[Rows from a dataset of charts and code]
........

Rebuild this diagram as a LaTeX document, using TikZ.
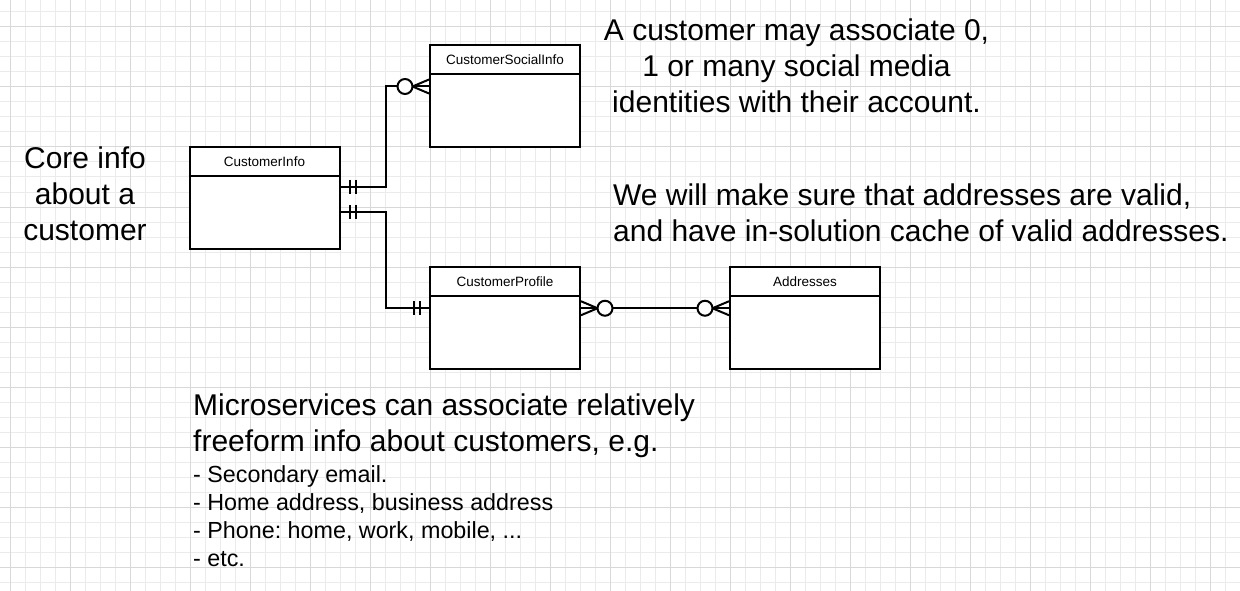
\documentclass[tikz,border=0pt]{standalone}
\usepackage{fontspec}
\setmainfont{Liberation Sans}
\frenchspacing
\definecolor{gridminor}{HTML}{EBEBEB}
\definecolor{gridmajor}{HTML}{D8D8D8}
\tikzset{
  link/.style={line width=2pt},
  entity/.style={draw, line width=2pt, fill=white, minimum width=150pt, minimum height=102pt, inner sep=0pt},
  entitylabel/.style={font=\fontsize{13.5}{16}\selectfont, inner sep=0pt},
  bigtext/.style={font=\fontsize{30}{36}\selectfont, inner sep=0pt},
  smalltext/.style={font=\fontsize{23.3}{28}\selectfont, inner sep=0pt},
  zeromany/.pic={
    \draw[link] (-16.5,0) -- (0,-7) (-16.5,0) -- (0,7);
    \draw[link, fill=white] (-24,0) circle[radius=7.5pt];
  },
  oneonly/.pic={
    \draw[link] (-9,-7) -- (-9,7) (-15,-7) -- (-15,7);
  }
}
\begin{document}
\begin{tikzpicture}[x=1pt,y=-1pt]
\useasboundingbox (0,0) rectangle (1240,591);
% grid
\foreach \gx in {10,25,...,1240} \draw[gridminor, line width=1pt] (\gx,0) -- (\gx,591);
\foreach \gy in {12,27,...,591} \draw[gridminor, line width=1pt] (0,\gy) -- (1240,\gy);
\foreach \gx in {10,70,...,1240} \draw[gridmajor, line width=1pt] (\gx,0) -- (\gx,591);
\foreach \gy in {27,87,...,591} \draw[gridmajor, line width=1pt] (0,\gy) -- (1240,\gy);
% entities
\node[entity] (info) at (264.5,198.25) {};
\node[entity] (social) at (505,96.5) {};
\node[entity] (profile) at (505,318.25) {};
\node[entity] (addr) at (805,318.25) {};
\foreach \e in {info,social,profile,addr}
  \draw[link] ([yshift=-30pt]\e.north west) -- ([yshift=-30pt]\e.north east);
\node[entitylabel] (infoT) at ([yshift=-15pt]info.north) {CustomerInfo};
\node[entitylabel] (socialT) at ([yshift=-15pt]social.north) {CustomerSocialInfo};
\node[entitylabel] (profileT) at ([yshift=-15pt]profile.north) {CustomerProfile};
\node[entitylabel] (addrT) at ([yshift=-15pt]addr.north) {Addresses};
% relations
\draw[link] ([yshift=-40.5pt]info.north east) -- ++(45,0) |- ([yshift=-42pt]social.north west);
\draw[link] ([yshift=-65.5pt]info.north east) -- ++(45,0) |- ([yshift=-42pt]profile.north west);
\draw[link] ([yshift=-42pt]profile.north east) -- ([yshift=-42pt]addr.north west);
\pic[xscale=-1] at ([yshift=-40.5pt]info.north east) {oneonly};
\pic[xscale=-1] at ([yshift=-65.5pt]info.north east) {oneonly};
\pic at ([yshift=-42pt]social.north west) {zeromany};
\pic at ([yshift=-42pt]profile.north west) {oneonly};
\pic[xscale=-1] at ([yshift=-42pt]profile.north east) {zeromany};
\pic at ([yshift=-42pt]addr.north west) {zeromany};
% notes (base = last line)
\node[bigtext, align=center, anchor=base] (core) at (85,240.5) {Core info\\about a\\customer};
\node[bigtext, align=center, anchor=base] (socialnote) at (796.5,112.5) {A customer may associate 0,\\1 or many social media\\identities with their account.};
\node[bigtext, align=left, anchor=base west] (addrnote) at (613,241) {We will make sure that addresses are valid,\\and have in-solution cache of valid addresses.};
\node[bigtext, align=left, anchor=base west] (profnote) at (193,451) {Microservices can associate relatively\\freeform info about customers, e.g.};
\node[smalltext, align=left, anchor=base west] (proflist) at (193,566) {- Secondary email.\\- Home address, business address\\- Phone: home, work, mobile, ...\\- etc.};
\end{tikzpicture}
\end{document}
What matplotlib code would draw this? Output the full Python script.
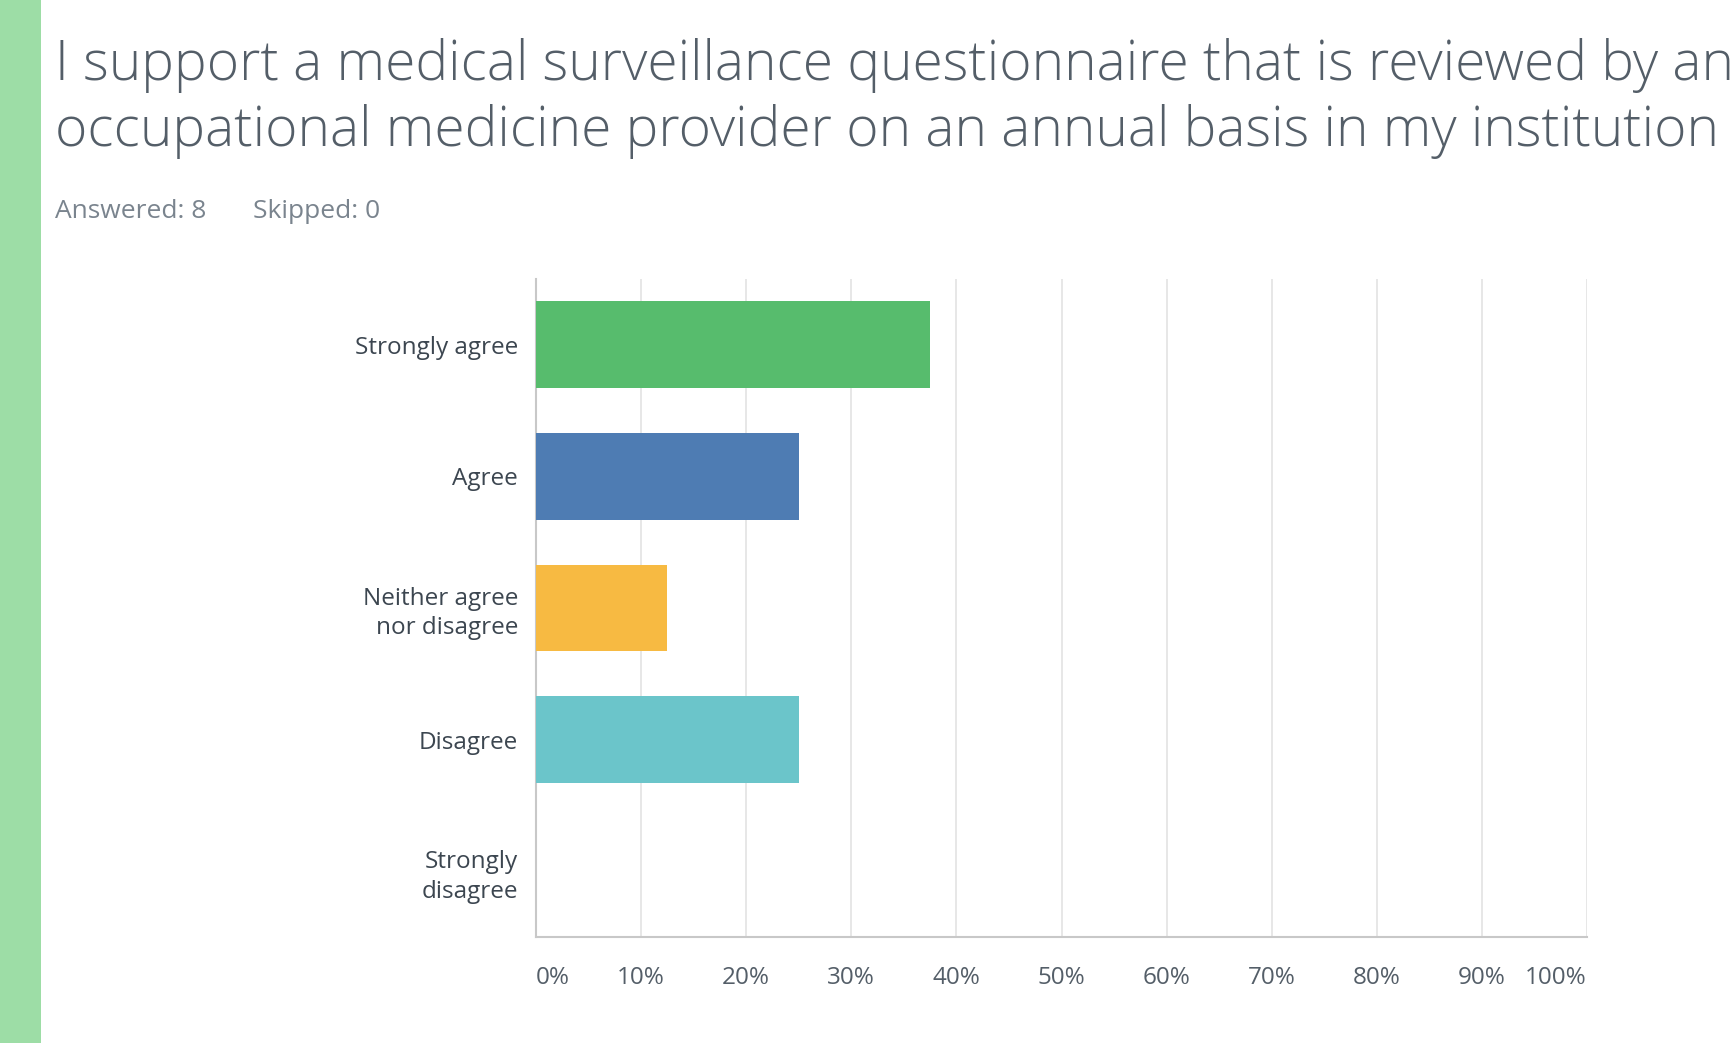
import matplotlib
matplotlib.use("Agg")
import matplotlib.pyplot as plt
from matplotlib.patches import Rectangle

categories = ["Strongly agree", "Agree", "Neither agree\nnor disagree", "Disagree", "Strongly\ndisagree"]
values = [37.5, 25.0, 12.5, 25.0, 0.0]
colors = ["#57bc6d", "#4e7cb3", "#f7ba42", "#6bc5ca", "#9c89c2"]
ticks = [0, 10, 20, 30, 40, 50, 60, 70, 80, 90, 100]
tick_labels = [f"{t}%" for t in ticks]
title_lines = ["I support a medical surveillance questionnaire that is reviewed by an",
               "occupational medicine provider on an annual basis in my institution"]
stats = ["Answered: 8", "Skipped: 0"]

W, H = 1736, 1043
fig = plt.figure(figsize=(W / 100, H / 100), dpi=100)
fig.patch.set_facecolor("white")

fig.add_artist(Rectangle((0, 0), 41 / W, 1, transform=fig.transFigure,
                         facecolor="#9ddda6", edgecolor="none"))

font = "Open Sans"
renderer = fig.canvas.get_renderer()

# title: scale so both lines fit inside the figure, close to measured width
t1 = fig.text(55 / W, 1 - 80 / H, title_lines[0], ha="left", va="baseline",
              fontsize=40, color="#545e68", family=font, fontweight="light")
t2 = fig.text(55 / W, 1 - 146 / H, title_lines[1], ha="left", va="baseline",
              fontsize=40, color="#545e68", family=font, fontweight="light")
w1 = t1.get_window_extent(renderer).width
w2 = t2.get_window_extent(renderer).width
fs = min(40 * 1663 / w2, 40 * 1672 / w1)
t1.set_fontsize(fs)
t2.set_fontsize(fs)

fig.text(55 / W, 1 - 218 / H, stats[0], ha="left", va="baseline", fontsize=19,
         color="#7a848e", family=font)
fig.text(253 / W, 1 - 218 / H, stats[1], ha="left", va="baseline", fontsize=19,
         color="#7a848e", family=font)

left, right, top, bottom = 536, 1587, 279, 937
ax = fig.add_axes([left / W, 1 - bottom / H, (right - left) / W, (bottom - top) / H])
ypos = list(range(len(categories)))
ax.barh(ypos, values, height=0.66, color=colors, zorder=3)
ax.set_ylim(len(categories) - 0.5, -0.5)
ax.set_xlim(0, 100)
ax.set_xticks(ticks)
ax.set_xticklabels(tick_labels)
for i, lab in enumerate(ax.get_xticklabels()):
    if i == 0:
        lab.set_ha("left")
    elif i == len(ticks) - 1:
        lab.set_ha("right")
ax.set_yticks(ypos)
ax.set_yticklabels(categories)
ax.tick_params(axis="x", length=0, pad=21, labelsize=17.5, labelcolor="#545e68")
ax.tick_params(axis="y", length=0, pad=13, labelsize=17.5, labelcolor="#3c4650")
for lab in ax.get_xticklabels() + ax.get_yticklabels():
    lab.set_family(font)
for lab in ax.get_yticklabels():
    lab.set_ha("right")
    lab.set_multialignment("right")
    lab.set_linespacing(1.3)
ax.grid(axis="x", color="#e3e3e3", linewidth=1.2, zorder=0)
ax.grid(axis="y", visible=False)
for s in ["top", "right"]:
    ax.spines[s].set_visible(False)
ax.spines["left"].set_color("#c8c8c8")
ax.spines["left"].set_linewidth(1.5)
ax.spines["bottom"].set_color("#c8c8c8")
ax.spines["bottom"].set_linewidth(1.5)
ax.set_facecolor("white")

fig.savefig("out.png", dpi=100, facecolor="white")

........

=== Short problem ===
Copy all lines from the data that hold the word "matplotlib".

=== Solved exercise ===
What matplotlib code would draw this? Output the full Python script.
import matplotlib
matplotlib.use("Agg")
import matplotlib.pyplot as plt
from matplotlib.patches import Rectangle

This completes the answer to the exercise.